On ne se donnerait pas les moyens de remédier efficacement aux situations de maltraitance en établissement si l'on réduisait les mécanismes générateurs de ces situations à un seul facteur : pour qu'il y ait maltraitance, il faut une conjonction de facteurs. On peut citer notamment des problèmes liés aux ressources professionnelles, qu'il s'agisse de leur nombre ou du niveau de leur qualification. On observe en effet souvent, dans les établissements en difficulté, des glissements de tâches : faute de professionnels, des tâches qui nécessitent un certain niveau de qualification sont remplies – quand elles le sont – par une personne qui n'est pas qualifiée. Je pense également à des difficultés liées aux conditions de travail – des professionnels en souffrance ne peuvent pas, on le sait, faire correctement leur travail –, au management – il est essentiel que le travail en équipe soit organisé de manière à permettre aux professionnels d'avoir des temps d'échanges sur les personnes dont ils ont la charge – et à des directives inappropriées.

Celles‑ci peuvent émaner d'un groupe privé – c'est ce que M. Castanet a très bien documenté dans son ouvrage – mais aussi d'une collectivité territoriale ou d'une ARS. Ainsi, pendant l'épidémie de covid‑19, des directives à caractère sanitaire ont été appliquées de manière mécanique à l'ensemble des résidents d'un même établissement et à leurs familles, alors qu'on aurait pu faire du sur‑mesure – bien entendu, cela coûte plus cher.
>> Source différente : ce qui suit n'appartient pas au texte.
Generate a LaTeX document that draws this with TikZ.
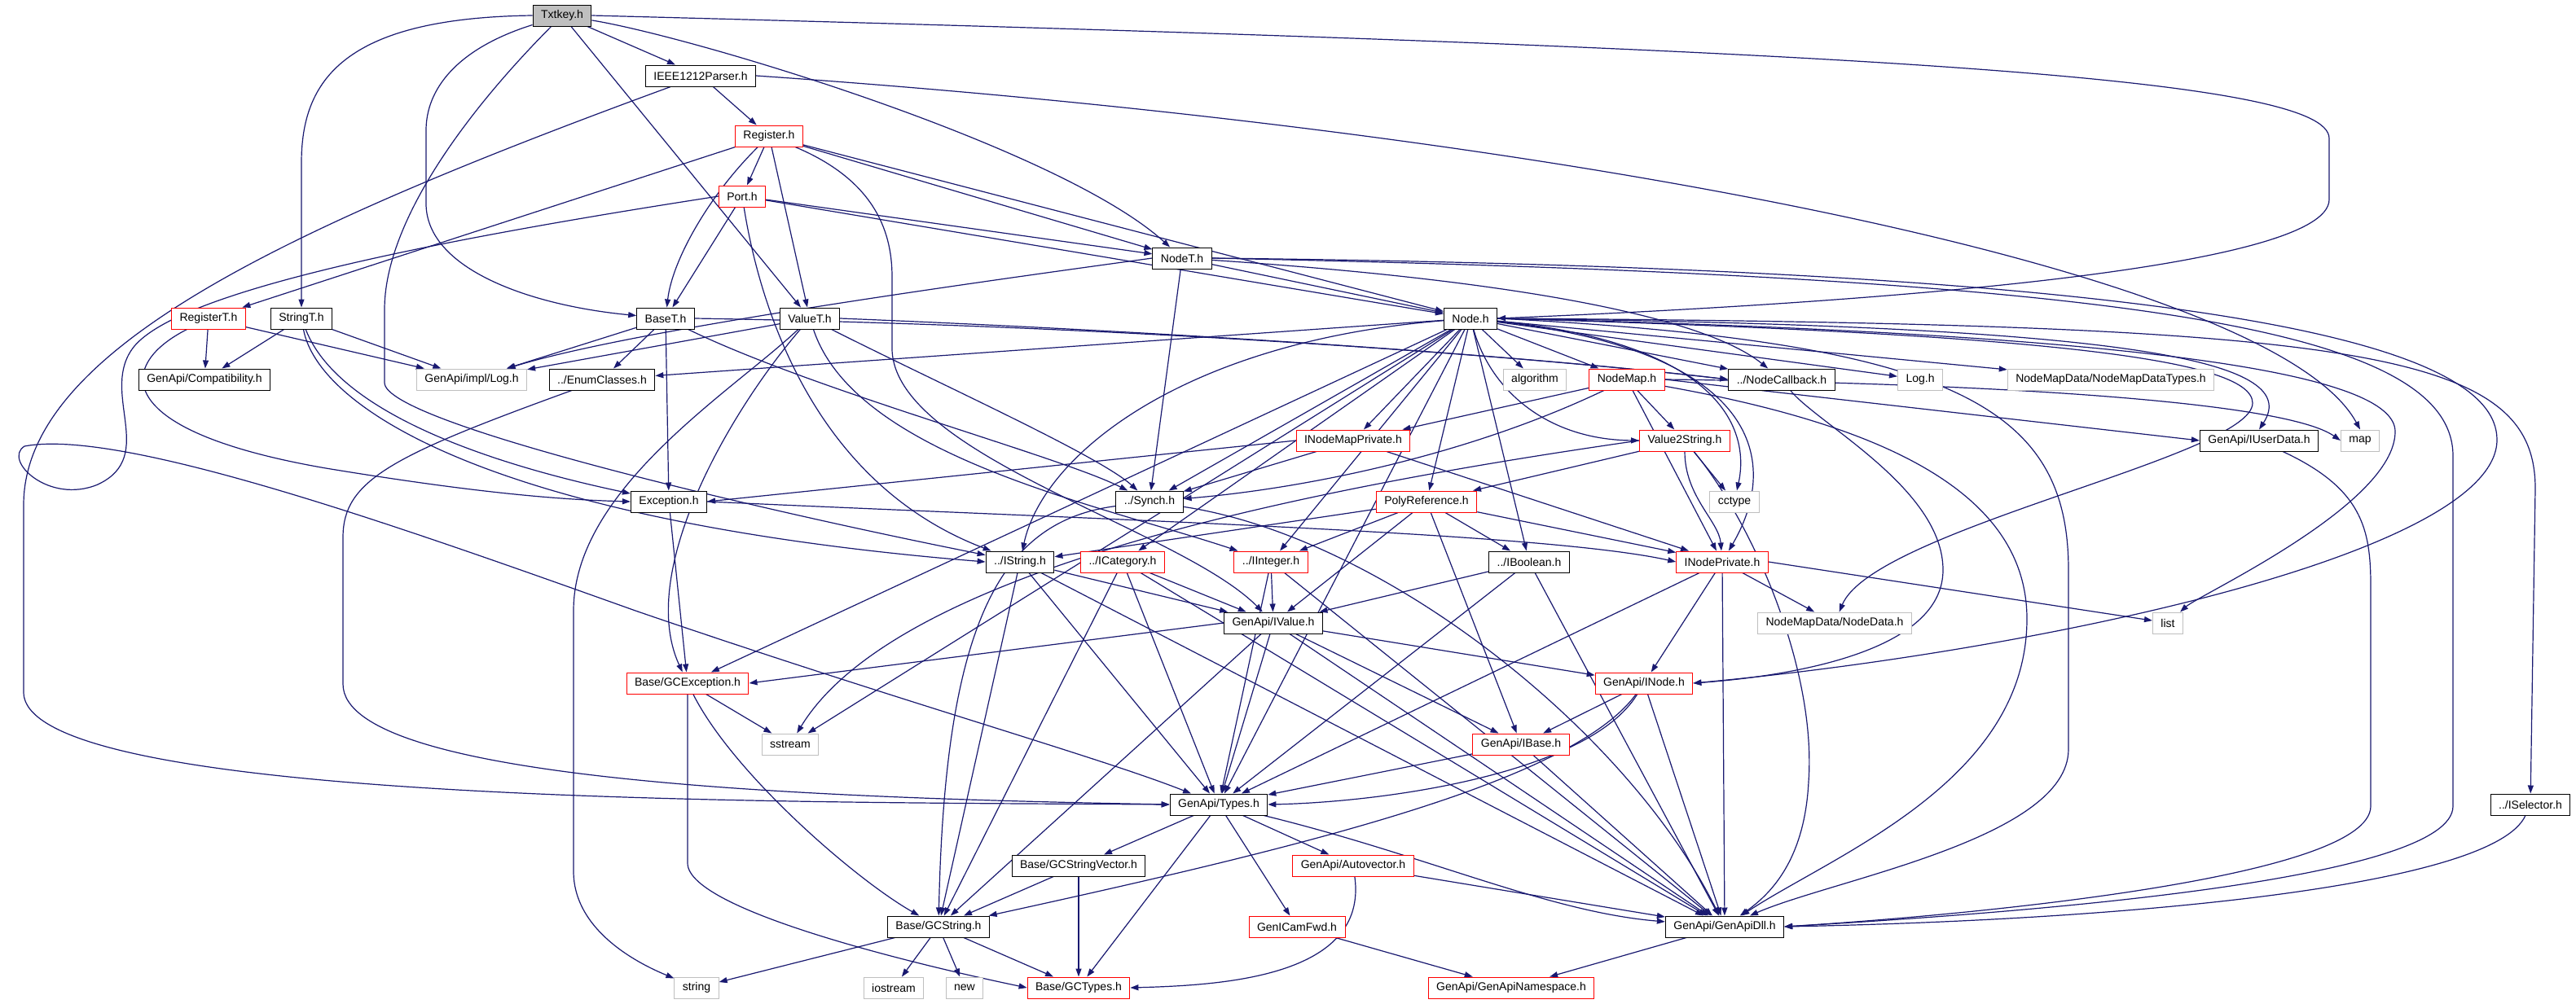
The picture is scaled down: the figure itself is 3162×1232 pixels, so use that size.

Pour conclure, la situation des deux ou trois dernières semaines est différente. Nous avons observé, ces derniers jours, un afflux d'alertes, dont le nombre dépasse de très loin ce que nous connaissions jusqu'à présent. Cet afflux n'est peut‑être pas très durable, mais les situations de maltraitance en établissement y sont surreprésentées de manière très importante au regard de ce que nous observions ces dernières années.